There’s an eerie but placid tone in current U.S.-Europe relations.
Investors should view it as the calm before the storm that could eventually wreak havoc across global financial markets.
“It seems most likely that tensions between the U.S. and Europe rise in the coming months,” writes Marc Chandler, chief currency market strategist at Bannockburn Global Forex.
Chandler is more than knowledgeable about such matters. He’s a font of wisdom on the topic. So it pays to carefully consider things when he makes such a warning.
He points to a slew of “potential flashpoints.” Consider the following matters:
Defense spending. Germany, Europe’s largest economy, fails to keep up with its NATO commitment to spend at least 2% of GDP on its own defense. In fact, it is worse than you can imagine.
Over the period 2003 through 2018 Germany, which ran a budget surplus for the last four years, did not once spend more than 1.4% of GDP on its own defense, according to data from the Stockholm International Peace Research Institute. Mostly it spent even less than that. Meanwhile, the U.S. continues to do more than its fair share of defense spending compared to its NATO allies.
Trade. Rightly or wrongly the Trump administration doesn’t’ think the European Union is playing fair when it comes to buying U.S. products. Notably, there is an absence of U.S. cars on the roads in Europe, whereas there is no shortage of European branded vehicles in the U.S.
Taxes. France’s president Macron says he wants to hit large digital companies with taxes. On the face of it that may sound reasonable until you remember that almost all the large digital companies are from the U.S. and none are from France. Chandler points it out bluntly. When you use the word, “American” rather than “digital” and you suddenly see a problem pending because it looks like France is picking on American firms.

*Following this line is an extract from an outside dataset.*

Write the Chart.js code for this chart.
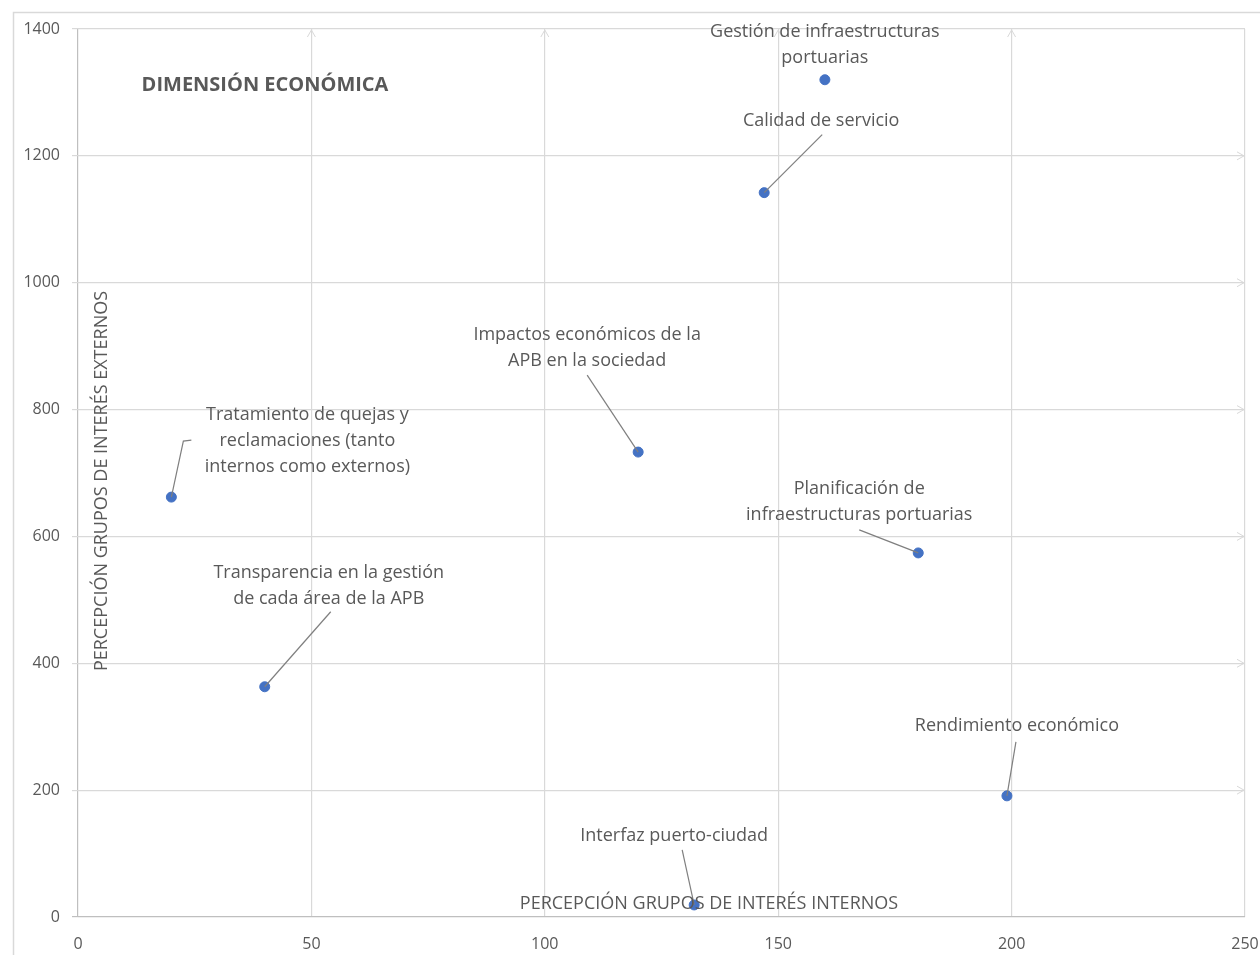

Iran. The U.S. and Iran haven’t gotten along at all since the 1979 Islamic revolution overthrew the Shah. And President Trump sees the Islamic Republic as a threat, hence the recent sanctions on Iran. But the EU doesn’t quite see matters that way with Europe’s need for cheap oil likely a motivating factor.
China. Just like with Iran, the EU doesn’t see China through the same lens that White House officials are using. China’s tech company Huawei will likely be at the center of any flareup. The firm is suspected of close links to China’s communist rulers and therefore represents a security risk, at least as viewed from the U.S.
The European Central Bank. Europe’s economy isn’t doing well. The major countries of the single currency area, the eurozone, are limping along. This is particularly true of Italy, Germany, France, and Spain. The result is almost sure to be an ECB-led dip in the cost of borrowing. In turn, that will likely lead to a drop in the value of the euro versus the dollar.
U.S. President Donald Trump may see the weaker euro as an unfair competitive advantage for EU exporters versus U.S. ones. That said, it doesn’t mean there’s a currency war pending yet. “It is a step that is much higher up the escalation ladder,” writes Chandler. In other words, that may happen, but it’s not imminent.
It seems likely that increased tension on any one or more of these matters could send markets for various assets reeling. Don’t say you weren’t warned.